• [Instruction]: Restate the span of lines that starts with the line containing "Clone this diagram in TikZ." and ends with the line containing "(0,0) rectangle (616,462);", word for word, including both, with nothing else.

(Entries with chart source code)

-- BEGIN --

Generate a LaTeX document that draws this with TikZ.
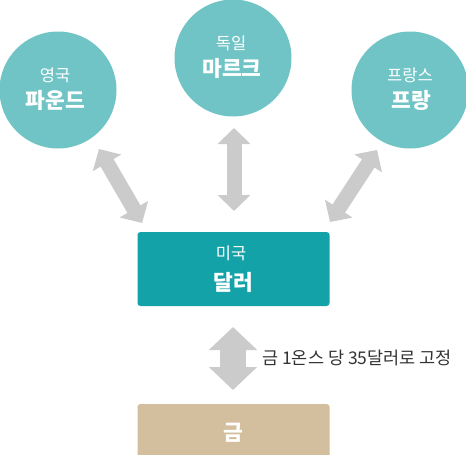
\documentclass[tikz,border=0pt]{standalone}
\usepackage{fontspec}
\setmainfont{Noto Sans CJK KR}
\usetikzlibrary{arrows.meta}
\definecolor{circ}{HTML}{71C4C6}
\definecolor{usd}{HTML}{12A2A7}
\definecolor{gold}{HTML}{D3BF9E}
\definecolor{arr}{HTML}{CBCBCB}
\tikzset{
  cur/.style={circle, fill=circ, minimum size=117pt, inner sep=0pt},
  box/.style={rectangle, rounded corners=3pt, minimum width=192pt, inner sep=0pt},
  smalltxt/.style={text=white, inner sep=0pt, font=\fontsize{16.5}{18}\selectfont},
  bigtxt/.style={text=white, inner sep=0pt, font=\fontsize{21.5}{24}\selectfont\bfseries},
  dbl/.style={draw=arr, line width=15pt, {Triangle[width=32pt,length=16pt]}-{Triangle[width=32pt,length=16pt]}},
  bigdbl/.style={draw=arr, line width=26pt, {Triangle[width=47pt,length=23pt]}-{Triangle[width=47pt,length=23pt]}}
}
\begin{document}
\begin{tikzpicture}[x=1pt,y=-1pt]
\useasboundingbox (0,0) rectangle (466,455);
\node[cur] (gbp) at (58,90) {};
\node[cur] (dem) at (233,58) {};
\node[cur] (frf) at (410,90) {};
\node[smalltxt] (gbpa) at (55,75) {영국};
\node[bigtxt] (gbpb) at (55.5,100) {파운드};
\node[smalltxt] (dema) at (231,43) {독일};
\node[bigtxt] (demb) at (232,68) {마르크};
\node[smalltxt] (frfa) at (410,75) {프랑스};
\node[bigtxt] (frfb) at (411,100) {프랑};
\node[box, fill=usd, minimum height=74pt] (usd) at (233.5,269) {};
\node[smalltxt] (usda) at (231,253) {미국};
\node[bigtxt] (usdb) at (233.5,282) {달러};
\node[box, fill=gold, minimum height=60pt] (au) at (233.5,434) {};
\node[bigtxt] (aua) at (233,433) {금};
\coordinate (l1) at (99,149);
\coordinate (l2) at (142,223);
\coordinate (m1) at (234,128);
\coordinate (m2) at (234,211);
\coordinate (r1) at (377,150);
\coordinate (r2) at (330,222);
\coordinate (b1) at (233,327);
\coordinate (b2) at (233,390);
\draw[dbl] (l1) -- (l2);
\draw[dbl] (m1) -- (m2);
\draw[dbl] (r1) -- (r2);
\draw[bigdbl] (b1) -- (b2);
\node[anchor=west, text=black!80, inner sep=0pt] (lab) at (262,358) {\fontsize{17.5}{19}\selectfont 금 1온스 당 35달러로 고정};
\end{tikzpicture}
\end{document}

-- END --
-- BEGIN --

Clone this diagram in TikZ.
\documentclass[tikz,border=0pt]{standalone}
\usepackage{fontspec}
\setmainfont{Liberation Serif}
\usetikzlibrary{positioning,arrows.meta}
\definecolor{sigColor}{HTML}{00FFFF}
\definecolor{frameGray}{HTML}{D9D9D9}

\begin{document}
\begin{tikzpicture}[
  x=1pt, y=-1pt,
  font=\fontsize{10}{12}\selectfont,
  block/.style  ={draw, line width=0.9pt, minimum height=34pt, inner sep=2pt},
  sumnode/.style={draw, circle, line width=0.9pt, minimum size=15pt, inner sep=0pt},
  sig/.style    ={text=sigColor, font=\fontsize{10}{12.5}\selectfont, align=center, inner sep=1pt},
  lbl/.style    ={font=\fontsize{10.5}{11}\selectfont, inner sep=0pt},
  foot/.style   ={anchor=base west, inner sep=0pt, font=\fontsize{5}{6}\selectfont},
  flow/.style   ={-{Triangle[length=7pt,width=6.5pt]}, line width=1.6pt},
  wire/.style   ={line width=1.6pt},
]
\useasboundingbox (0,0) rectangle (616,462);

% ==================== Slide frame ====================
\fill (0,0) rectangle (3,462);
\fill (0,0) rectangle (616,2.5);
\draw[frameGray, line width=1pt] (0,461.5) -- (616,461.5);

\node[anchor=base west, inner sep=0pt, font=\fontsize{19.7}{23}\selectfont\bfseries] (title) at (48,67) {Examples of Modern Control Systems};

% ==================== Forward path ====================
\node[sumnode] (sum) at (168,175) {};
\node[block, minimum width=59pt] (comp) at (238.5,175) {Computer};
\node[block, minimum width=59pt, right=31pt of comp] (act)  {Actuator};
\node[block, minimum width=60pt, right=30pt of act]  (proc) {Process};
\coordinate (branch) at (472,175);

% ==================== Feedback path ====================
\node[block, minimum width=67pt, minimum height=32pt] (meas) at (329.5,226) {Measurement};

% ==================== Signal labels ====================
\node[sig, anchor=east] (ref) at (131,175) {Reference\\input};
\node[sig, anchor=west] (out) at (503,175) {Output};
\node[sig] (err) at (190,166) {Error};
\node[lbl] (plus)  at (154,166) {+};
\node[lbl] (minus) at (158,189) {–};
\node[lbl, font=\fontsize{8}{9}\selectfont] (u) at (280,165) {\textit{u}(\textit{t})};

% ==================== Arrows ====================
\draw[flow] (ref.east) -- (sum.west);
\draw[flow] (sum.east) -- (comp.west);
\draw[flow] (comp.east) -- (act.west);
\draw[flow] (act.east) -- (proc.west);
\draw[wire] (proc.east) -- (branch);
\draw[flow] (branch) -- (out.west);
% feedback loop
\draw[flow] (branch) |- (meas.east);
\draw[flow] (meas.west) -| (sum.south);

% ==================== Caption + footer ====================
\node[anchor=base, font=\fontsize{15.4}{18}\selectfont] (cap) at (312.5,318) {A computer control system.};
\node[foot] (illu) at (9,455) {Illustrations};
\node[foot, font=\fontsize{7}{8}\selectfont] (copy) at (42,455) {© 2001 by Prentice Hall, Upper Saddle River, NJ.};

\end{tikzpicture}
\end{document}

-- END --

• [Solution below]:
Clone this diagram in TikZ.
\documentclass[tikz,border=0pt]{standalone}
\usepackage{fontspec}
\setmainfont{Liberation Serif}
\usetikzlibrary{positioning,arrows.meta}
\definecolor{sigColor}{HTML}{00FFFF}
\definecolor{frameGray}{HTML}{D9D9D9}

\begin{document}
\begin{tikzpicture}[
  x=1pt, y=-1pt,
  font=\fontsize{10}{12}\selectfont,
  block/.style  ={draw, line width=0.9pt, minimum height=34pt, inner sep=2pt},
  sumnode/.style={draw, circle, line width=0.9pt, minimum size=15pt, inner sep=0pt},
  sig/.style    ={text=sigColor, font=\fontsize{10}{12.5}\selectfont, align=center, inner sep=1pt},
  lbl/.style    ={font=\fontsize{10.5}{11}\selectfont, inner sep=0pt},
  foot/.style   ={anchor=base west, inner sep=0pt, font=\fontsize{5}{6}\selectfont},
  flow/.style   ={-{Triangle[length=7pt,width=6.5pt]}, line width=1.6pt},
  wire/.style   ={line width=1.6pt},
]
\useasboundingbox (0,0) rectangle (616,462);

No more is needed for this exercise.